Com as raquetes nos pés rumamos para o local predeterminado, onde teríamos também o jantar, a caminhada foi divertida, o guia foi contando histórias sobre o lugar e é claro que não vou conseguir escrever tudo aqui... Algumas paradas para fotos e depois de algumas pequenas fogueiras pelo caminho, já adentrando um pequeno bosque havia uma cabana, mas sem o teto. Feita de madeiras e fibras conforme as versões indígenas da região, algo como sapé, mas mais fibras mais duras e resistentes, o céu estava extremamente estrelado e eu confesso nunca ter havido céu assim.
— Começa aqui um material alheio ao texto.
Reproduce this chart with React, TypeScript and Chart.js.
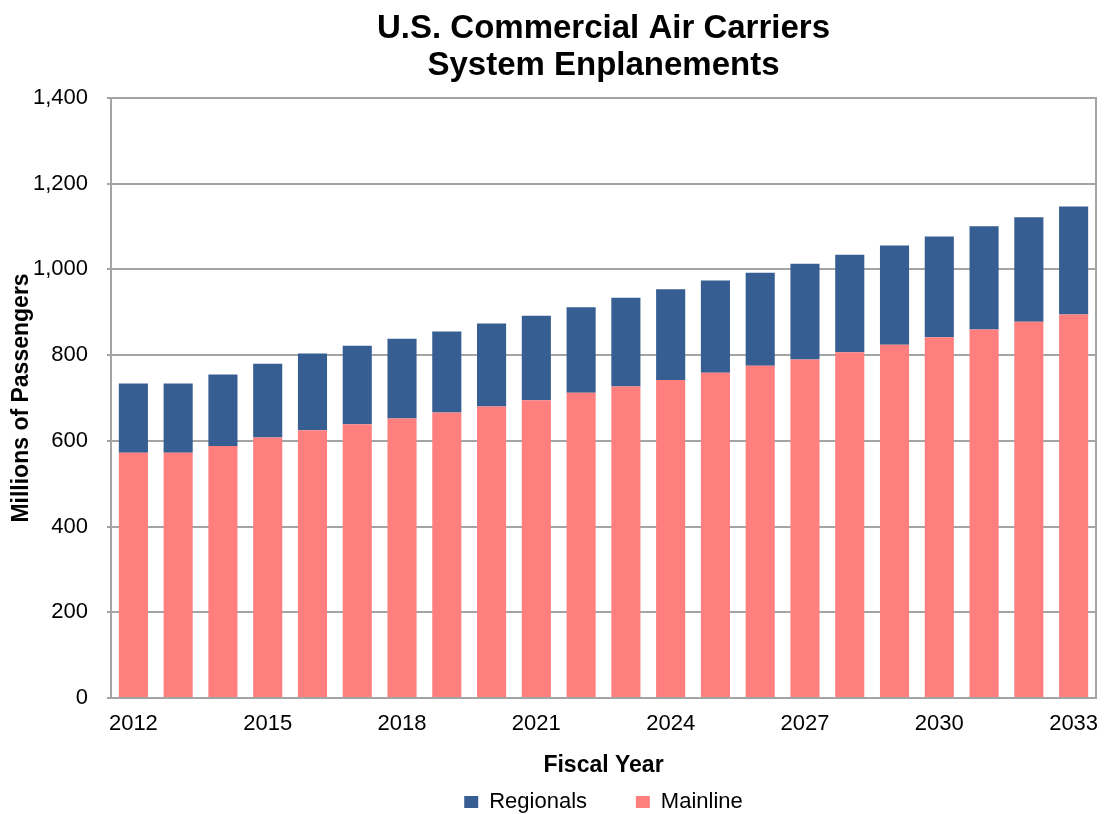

Dentro da cabana uma grande fogueira, tudo preparado para o luau. O clima era bom, de alegria e havia musica (violão) e descobri que mais da metade das pessoas que estavam no passeio eram brasileiros, a fogueira bem quente fervia o vinho que era servido e depois o jantar, que também fora preparado lá, um cozido de lentinha com carnes e bacon. Estava tudo muito bom e a sobremesa por fim, algumas lascas de maça com vinho. Antes de voltarmos ainda teve o café, também feito na fogueira.
Depois do jantar, a volta. Nosso grupo estava no primeiro dos trenós puxado por oito huskies, iam cinco pessoas e o guia. O trenó deslizava suave pelo gelo e os cães pareciam muito satisfeitos, todos os comandos eram feitos por voz e não havia castigos para os cães. Chegamos ao refugio em mais quinze minutos até voltarmos para a van, a noite estava realmente linda...
Na chegada ao hostel me despedi de Eugenia e fui para o meu quarto, havia um argentino que veio para Ushuaia em busca de trabalhão, mas ainda não sei o seu nome.
Algo que havia esquecido... Depois do almoço acabei comprando a passagem para Puerto Natales, $259,70 ARS, viajo na quarta-feira às 05h00min.

Agora são 00h18min, preciso ir pra cama.